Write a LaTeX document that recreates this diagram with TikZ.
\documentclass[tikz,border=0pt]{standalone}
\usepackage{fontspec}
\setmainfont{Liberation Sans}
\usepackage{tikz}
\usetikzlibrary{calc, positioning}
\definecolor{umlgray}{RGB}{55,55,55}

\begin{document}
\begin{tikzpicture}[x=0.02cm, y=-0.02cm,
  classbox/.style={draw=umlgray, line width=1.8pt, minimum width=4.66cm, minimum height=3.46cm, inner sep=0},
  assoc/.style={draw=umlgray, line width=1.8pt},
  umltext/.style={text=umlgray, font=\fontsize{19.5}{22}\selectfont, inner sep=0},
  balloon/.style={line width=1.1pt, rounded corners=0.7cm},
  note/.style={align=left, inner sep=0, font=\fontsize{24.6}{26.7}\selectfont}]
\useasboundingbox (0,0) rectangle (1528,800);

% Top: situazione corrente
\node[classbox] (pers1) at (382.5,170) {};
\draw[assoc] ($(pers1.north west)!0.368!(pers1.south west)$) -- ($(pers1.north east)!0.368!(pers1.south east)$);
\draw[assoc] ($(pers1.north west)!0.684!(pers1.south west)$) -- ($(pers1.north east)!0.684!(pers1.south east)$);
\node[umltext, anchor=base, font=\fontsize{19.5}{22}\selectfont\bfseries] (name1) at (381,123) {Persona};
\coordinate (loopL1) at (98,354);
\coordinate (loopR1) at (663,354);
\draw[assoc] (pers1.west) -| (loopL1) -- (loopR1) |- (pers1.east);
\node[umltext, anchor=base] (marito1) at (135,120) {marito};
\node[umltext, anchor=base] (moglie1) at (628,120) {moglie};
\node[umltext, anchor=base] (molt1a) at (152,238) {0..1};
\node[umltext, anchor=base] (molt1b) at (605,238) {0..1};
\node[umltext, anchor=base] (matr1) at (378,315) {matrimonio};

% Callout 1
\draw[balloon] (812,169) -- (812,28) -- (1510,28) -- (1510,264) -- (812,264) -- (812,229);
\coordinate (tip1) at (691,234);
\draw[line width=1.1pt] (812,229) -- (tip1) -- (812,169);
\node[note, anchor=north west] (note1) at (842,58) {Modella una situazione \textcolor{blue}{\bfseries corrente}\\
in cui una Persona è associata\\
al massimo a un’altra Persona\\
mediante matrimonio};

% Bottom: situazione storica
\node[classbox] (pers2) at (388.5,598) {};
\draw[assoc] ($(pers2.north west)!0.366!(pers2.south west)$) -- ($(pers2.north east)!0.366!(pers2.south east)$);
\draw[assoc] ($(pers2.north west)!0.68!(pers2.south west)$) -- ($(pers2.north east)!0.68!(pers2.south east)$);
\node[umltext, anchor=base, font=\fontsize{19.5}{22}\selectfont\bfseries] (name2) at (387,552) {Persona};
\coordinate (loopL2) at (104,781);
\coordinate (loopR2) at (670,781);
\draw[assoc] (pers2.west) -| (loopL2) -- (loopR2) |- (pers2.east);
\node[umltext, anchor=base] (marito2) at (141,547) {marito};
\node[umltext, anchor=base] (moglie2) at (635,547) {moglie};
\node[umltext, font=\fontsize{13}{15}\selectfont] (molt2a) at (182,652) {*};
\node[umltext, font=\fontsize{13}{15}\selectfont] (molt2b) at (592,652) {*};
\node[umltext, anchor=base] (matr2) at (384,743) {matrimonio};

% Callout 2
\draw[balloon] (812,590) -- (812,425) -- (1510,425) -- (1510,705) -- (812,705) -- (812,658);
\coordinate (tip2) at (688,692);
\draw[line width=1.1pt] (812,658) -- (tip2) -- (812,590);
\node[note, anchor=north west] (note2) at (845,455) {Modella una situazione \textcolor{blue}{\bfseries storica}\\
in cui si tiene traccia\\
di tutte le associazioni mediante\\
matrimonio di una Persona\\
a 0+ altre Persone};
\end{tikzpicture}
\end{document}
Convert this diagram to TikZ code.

▸ THE PROBLEM: Without leaving anything out, quote all the data.

▸ EXERCISE ANSWER:
Write a LaTeX document that recreates this diagram with TikZ.
\documentclass[tikz,border=0pt]{standalone}
\usepackage{fontspec}
\setmainfont{Liberation Sans}
\usepackage{tikz}
\usetikzlibrary{calc, positioning}
\definecolor{umlgray}{RGB}{55,55,55}

\begin{document}
\begin{tikzpicture}[x=0.02cm, y=-0.02cm,
  classbox/.style={draw=umlgray, line width=1.8pt, minimum width=4.66cm, minimum height=3.46cm, inner sep=0},
  assoc/.style={draw=umlgray, line width=1.8pt},
  umltext/.style={text=umlgray, font=\fontsize{19.5}{22}\selectfont, inner sep=0},
  balloon/.style={line width=1.1pt, rounded corners=0.7cm},
  note/.style={align=left, inner sep=0, font=\fontsize{24.6}{26.7}\selectfont}]
\useasboundingbox (0,0) rectangle (1528,800);

% Top: situazione corrente
\node[classbox] (pers1) at (382.5,170) {};
\draw[assoc] ($(pers1.north west)!0.368!(pers1.south west)$) -- ($(pers1.north east)!0.368!(pers1.south east)$);
\draw[assoc] ($(pers1.north west)!0.684!(pers1.south west)$) -- ($(pers1.north east)!0.684!(pers1.south east)$);
\node[umltext, anchor=base, font=\fontsize{19.5}{22}\selectfont\bfseries] (name1) at (381,123) {Persona};
\coordinate (loopL1) at (98,354);
\coordinate (loopR1) at (663,354);
\draw[assoc] (pers1.west) -| (loopL1) -- (loopR1) |- (pers1.east);
\node[umltext, anchor=base] (marito1) at (135,120) {marito};
\node[umltext, anchor=base] (moglie1) at (628,120) {moglie};
\node[umltext, anchor=base] (molt1a) at (152,238) {0..1};
\node[umltext, anchor=base] (molt1b) at (605,238) {0..1};
\node[umltext, anchor=base] (matr1) at (378,315) {matrimonio};

% Callout 1
\draw[balloon] (812,169) -- (812,28) -- (1510,28) -- (1510,264) -- (812,264) -- (812,229);
\coordinate (tip1) at (691,234);
\draw[line width=1.1pt] (812,229) -- (tip1) -- (812,169);
\node[note, anchor=north west] (note1) at (842,58) {Modella una situazione \textcolor{blue}{\bfseries corrente}\\
in cui una Persona è associata\\
al massimo a un’altra Persona\\
mediante matrimonio};

% Bottom: situazione storica
\node[classbox] (pers2) at (388.5,598) {};
\draw[assoc] ($(pers2.north west)!0.366!(pers2.south west)$) -- ($(pers2.north east)!0.366!(pers2.south east)$);
\draw[assoc] ($(pers2.north west)!0.68!(pers2.south west)$) -- ($(pers2.north east)!0.68!(pers2.south east)$);
\node[umltext, anchor=base, font=\fontsize{19.5}{22}\selectfont\bfseries] (name2) at (387,552) {Persona};
\coordinate (loopL2) at (104,781);
\coordinate (loopR2) at (670,781);
\draw[assoc] (pers2.west) -| (loopL2) -- (loopR2) |- (pers2.east);
\node[umltext, anchor=base] (marito2) at (141,547) {marito};
\node[umltext, anchor=base] (moglie2) at (635,547) {moglie};
\node[umltext, font=\fontsize{13}{15}\selectfont] (molt2a) at (182,652) {*};
\node[umltext, font=\fontsize{13}{15}\selectfont] (molt2b) at (592,652) {*};
\node[umltext, anchor=base] (matr2) at (384,743) {matrimonio};

% Callout 2
\draw[balloon] (812,590) -- (812,425) -- (1510,425) -- (1510,705) -- (812,705) -- (812,658);
\coordinate (tip2) at (688,692);
\draw[line width=1.1pt] (812,658) -- (tip2) -- (812,590);
\node[note, anchor=north west] (note2) at (845,455) {Modella una situazione \textcolor{blue}{\bfseries storica}\\
in cui si tiene traccia\\
di tutte le associazioni mediante\\
matrimonio di una Persona\\
a 0+ altre Persone};
\end{tikzpicture}
\end{document}
Convert this diagram to TikZ code.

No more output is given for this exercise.